By Brandon HENSLEY
Six years ago this week against Arcadia High School, Cole Currie took an inbounds with just seconds left in regulation and his Falcons trailing by two points. Currie dribbled the length of the court and in front of his team’s bench, nailed a game-winning three-pointer, setting off what may be the loudest celebration in Crescenta Valley High’s southern gymnasium, which opened in 2001.
But Currie, who was in attendance for the Feb. 9 regular season finale against Arcadia, will have to make room for another hero who has beaten the Apaches on a last-second shot. His name is Koko Kechichian.
Down 76-75 with – again, just second remaining in the game — Kechichian drove the lane and put in a left-handed layup, putting the Falcons up by one point, and giving the many fans in attendance reason to celebrate what had been a frustrating experience for the first 31 minutes.
After a timeout, Arcadia ran a play and made a three-pointer for the far corner as time expired Only, it was obvious the buzzer hand sounded, and officials waved it off. Students stormed the court, some of them grabbing Kechichian with congratulatory hugs.
“It’s awesome. I don’t know, I’m speechless right know,” Kechichian said in the locker room after the game.
The win against their arch-rival gave the Falcons 18 victories on the season, and a 10-4 record in the Pacific League, good for third place. The Falcons started the CIF Southern Section Division 2-AA playoff on Wednesday, a home game against Whittier. If they won, they will play Friday at Cajon High School (21-5), which received a first-round bye.

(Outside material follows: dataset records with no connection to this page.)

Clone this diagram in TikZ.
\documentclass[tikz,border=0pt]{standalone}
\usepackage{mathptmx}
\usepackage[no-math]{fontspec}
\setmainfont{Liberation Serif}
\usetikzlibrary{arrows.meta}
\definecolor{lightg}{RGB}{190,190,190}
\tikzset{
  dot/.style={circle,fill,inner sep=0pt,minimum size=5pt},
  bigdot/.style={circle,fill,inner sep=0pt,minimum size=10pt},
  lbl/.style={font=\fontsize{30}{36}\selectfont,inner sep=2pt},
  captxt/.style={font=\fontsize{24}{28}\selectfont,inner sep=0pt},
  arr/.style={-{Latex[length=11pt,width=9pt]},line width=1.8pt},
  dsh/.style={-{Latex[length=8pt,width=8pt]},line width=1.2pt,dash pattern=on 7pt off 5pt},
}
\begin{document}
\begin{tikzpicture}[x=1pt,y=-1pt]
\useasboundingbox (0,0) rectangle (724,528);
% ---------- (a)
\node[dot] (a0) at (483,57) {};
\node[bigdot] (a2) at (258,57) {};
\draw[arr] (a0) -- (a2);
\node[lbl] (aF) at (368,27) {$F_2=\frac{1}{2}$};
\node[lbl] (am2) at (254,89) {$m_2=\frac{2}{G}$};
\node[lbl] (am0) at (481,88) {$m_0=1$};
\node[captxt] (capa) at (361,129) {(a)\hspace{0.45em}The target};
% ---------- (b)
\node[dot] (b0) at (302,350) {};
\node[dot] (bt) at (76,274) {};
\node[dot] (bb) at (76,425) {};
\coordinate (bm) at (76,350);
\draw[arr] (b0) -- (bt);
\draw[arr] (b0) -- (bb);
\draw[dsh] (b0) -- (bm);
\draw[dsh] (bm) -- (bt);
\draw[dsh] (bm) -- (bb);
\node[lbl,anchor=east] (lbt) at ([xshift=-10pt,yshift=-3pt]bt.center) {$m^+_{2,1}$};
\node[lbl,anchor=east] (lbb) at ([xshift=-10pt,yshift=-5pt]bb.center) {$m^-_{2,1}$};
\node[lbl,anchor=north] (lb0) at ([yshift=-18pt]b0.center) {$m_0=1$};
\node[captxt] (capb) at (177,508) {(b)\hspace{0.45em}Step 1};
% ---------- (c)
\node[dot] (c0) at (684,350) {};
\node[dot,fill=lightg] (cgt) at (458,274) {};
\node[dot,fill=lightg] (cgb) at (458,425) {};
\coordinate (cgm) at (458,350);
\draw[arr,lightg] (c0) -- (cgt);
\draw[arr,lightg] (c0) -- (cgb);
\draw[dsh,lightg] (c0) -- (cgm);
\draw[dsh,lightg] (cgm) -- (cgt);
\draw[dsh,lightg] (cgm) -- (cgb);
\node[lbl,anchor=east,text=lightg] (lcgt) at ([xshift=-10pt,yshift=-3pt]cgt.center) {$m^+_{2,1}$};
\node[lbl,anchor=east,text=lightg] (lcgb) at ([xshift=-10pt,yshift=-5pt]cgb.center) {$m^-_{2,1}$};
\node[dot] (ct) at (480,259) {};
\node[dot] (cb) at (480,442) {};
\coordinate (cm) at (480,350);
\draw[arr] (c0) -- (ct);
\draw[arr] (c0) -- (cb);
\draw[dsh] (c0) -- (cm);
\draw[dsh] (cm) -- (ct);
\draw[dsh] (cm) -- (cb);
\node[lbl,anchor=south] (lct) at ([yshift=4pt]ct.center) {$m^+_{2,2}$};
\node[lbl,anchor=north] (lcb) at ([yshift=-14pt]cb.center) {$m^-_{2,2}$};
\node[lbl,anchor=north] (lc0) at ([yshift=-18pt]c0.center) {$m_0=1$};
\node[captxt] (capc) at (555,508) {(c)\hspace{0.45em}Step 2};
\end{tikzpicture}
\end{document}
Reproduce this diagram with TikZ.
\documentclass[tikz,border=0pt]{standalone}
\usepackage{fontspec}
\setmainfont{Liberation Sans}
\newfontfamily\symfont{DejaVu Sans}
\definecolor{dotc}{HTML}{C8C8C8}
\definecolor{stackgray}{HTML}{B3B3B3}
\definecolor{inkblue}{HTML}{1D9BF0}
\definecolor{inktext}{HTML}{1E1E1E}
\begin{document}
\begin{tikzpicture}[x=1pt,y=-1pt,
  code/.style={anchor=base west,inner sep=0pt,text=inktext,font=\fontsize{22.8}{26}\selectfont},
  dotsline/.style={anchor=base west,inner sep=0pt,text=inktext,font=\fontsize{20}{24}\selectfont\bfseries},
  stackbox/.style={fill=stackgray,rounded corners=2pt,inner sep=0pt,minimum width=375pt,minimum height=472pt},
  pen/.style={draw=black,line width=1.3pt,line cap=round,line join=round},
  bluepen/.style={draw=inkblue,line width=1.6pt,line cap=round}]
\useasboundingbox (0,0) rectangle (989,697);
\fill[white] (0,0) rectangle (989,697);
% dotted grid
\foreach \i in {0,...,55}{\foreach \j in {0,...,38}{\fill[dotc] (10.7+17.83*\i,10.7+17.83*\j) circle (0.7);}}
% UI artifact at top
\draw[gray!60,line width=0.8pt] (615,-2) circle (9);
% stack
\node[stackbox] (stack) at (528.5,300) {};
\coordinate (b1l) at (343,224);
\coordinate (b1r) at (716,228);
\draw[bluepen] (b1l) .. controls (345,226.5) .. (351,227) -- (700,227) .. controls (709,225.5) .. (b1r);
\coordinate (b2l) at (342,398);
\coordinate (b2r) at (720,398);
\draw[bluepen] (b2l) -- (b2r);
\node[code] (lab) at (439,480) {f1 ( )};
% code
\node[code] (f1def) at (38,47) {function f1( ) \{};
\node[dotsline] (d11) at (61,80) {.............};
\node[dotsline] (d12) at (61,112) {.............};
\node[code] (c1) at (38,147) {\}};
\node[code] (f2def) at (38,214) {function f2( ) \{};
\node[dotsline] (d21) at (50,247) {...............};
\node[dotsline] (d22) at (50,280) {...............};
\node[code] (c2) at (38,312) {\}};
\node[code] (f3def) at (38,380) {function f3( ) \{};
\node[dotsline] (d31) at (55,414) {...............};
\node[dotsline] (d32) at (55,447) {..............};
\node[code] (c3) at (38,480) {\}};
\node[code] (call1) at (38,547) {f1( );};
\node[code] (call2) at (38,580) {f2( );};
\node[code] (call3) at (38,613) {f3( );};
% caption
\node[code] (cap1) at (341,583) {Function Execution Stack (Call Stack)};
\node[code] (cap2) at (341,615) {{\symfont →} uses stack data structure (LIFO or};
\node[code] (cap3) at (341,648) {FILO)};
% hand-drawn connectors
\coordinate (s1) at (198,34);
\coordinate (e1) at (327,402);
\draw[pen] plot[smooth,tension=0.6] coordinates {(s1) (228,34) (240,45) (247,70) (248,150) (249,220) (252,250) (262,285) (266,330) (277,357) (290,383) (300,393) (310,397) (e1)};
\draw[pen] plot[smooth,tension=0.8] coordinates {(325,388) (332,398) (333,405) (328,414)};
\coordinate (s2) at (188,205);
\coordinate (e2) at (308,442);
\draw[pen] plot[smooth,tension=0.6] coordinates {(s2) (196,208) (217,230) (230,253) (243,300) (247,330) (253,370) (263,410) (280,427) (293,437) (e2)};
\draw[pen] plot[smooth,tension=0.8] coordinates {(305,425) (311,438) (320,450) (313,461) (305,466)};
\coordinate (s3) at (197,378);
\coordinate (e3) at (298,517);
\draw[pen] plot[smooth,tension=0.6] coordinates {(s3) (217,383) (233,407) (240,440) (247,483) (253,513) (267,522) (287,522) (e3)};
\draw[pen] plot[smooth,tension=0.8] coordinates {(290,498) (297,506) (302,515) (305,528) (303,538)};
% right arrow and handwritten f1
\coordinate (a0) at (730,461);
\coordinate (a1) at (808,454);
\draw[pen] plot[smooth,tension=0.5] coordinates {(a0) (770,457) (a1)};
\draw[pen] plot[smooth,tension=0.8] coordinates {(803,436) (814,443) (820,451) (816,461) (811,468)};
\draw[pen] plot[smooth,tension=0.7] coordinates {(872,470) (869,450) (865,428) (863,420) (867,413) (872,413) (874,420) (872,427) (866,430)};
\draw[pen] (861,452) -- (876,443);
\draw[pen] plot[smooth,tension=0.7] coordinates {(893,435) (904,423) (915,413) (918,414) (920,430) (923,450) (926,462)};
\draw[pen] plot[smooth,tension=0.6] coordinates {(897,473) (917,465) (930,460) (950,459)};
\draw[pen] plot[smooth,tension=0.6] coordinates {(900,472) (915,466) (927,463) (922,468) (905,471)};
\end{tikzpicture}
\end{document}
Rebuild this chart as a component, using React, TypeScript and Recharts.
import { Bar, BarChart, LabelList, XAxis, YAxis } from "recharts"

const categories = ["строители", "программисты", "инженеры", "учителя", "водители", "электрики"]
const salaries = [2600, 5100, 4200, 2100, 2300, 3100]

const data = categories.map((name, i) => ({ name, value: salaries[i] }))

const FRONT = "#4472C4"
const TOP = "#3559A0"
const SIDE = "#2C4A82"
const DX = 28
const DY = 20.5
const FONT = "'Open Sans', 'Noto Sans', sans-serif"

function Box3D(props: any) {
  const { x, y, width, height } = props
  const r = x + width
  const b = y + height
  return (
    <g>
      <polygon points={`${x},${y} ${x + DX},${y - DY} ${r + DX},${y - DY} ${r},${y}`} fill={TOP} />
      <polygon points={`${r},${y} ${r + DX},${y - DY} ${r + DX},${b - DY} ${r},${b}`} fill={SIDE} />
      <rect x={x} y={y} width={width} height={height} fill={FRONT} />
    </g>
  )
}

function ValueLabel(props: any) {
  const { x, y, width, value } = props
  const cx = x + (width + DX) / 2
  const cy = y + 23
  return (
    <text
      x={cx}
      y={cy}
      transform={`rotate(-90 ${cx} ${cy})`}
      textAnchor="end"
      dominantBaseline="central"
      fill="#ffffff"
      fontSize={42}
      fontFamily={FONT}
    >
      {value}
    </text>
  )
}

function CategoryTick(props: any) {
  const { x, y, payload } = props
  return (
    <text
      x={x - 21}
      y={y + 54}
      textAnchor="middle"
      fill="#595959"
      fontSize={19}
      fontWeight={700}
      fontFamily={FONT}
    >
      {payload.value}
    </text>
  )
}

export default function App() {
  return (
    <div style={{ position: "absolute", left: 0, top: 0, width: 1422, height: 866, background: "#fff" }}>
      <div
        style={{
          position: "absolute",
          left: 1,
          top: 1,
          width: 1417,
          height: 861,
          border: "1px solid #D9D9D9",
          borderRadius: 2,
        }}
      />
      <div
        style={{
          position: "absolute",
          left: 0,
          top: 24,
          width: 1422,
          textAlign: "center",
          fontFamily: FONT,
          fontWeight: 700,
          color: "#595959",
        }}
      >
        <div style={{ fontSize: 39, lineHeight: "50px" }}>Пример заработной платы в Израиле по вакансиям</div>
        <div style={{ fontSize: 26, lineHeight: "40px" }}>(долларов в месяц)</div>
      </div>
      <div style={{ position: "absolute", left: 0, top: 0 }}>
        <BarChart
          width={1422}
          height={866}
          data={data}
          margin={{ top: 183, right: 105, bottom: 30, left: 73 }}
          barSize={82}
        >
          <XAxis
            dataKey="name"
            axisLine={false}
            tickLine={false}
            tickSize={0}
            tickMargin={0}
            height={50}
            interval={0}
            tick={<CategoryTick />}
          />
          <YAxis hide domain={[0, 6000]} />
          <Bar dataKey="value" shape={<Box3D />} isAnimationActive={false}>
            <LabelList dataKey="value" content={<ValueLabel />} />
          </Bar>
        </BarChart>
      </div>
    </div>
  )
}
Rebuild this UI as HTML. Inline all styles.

Kechichian, a senior guard, struggled to find any rhythm on during Tuesday’s win over Burroughs. That game belonged to his senior teammate Journey Shank, who scored 26 points in a dominant effort. But all season long, Shank and Kechichian have passed the baton back and forth as to who might step up during any given game. Thursday, on senior recognition night, in front of had to have been the most packed attendance of the season, Kechichian carried his team to a memorable win, though Shank still earned some credit.
“I need to compliment Journey, because Journey came up to us in the huddle and said, ‘put the ball in Koko’s hands. He’s playing a great second half,’” Head Coach Shawn Zargaran said.
The Apaches didn’t dominate the game, but it felt for all four quarters this may be their night. They held a six-point lead late, and Zargarian wasn’t happy with CV’s defense. Saying his players relied too much on scoring, while not realizing getting a big stop is what they really needed.
Fortunately for Zargarian, CV played just well enough to stop Arcadia in the final two minutes, including forcing two jump balls thank to a full-court press. That gave Kechichian a chance to do something special. It also certainly left a bad taste in the mouths of the opposing players.
“I wouldn’t say we didn’t deserve the game because his kids made big plays when the game was on the line,” Zargarian said. “For Arcadia, to play as hard as they did and to make such big shots and lose and to lose at the end like that is rough. On the flip side, I’m proud of the way our guys handled that situation. We never got rattled and stayed the course.”
The CV crowd was antsy throughout the second half. Every time the Falcons scored, it seemed Arcadia had an answer. Kechichian, who plays with pure aggressiveness despite the soft timbre of his voice, never wavered.
“We’re still in the game, just get to the basket,” he said of his mindset. “Honestly, I just had to trust my teammates, and trust what the coaches are telling to do, and we did it.”
Zargarian was asked to compare Currie’s heroics to Kechichian’s. He noted the ways in how it was done were different, including how there was still time left for the Apaches to win it.
“I’ll tell you what, the last 10 seconds with the ball in their hands and us scrambling … it was scary,” he said.
The Falcons lost in overtime in the second round of the CIF playoffs last season, a heartbreaking home loss to Walnut. Kechichian said he and his teammates play with a chip on their shoulder, because the Falcons know they’ll most likely be the smaller, shorter team against whoever they play. That means they’ll be underestimated, which he likes.
“It’s been tough because we’re one of the smaller teams,” he said. “But I feel we have something really special with the team. Our hearts, our minds, our chemistry is amazing. We’ll play to the last whistle. We’ll never give up.”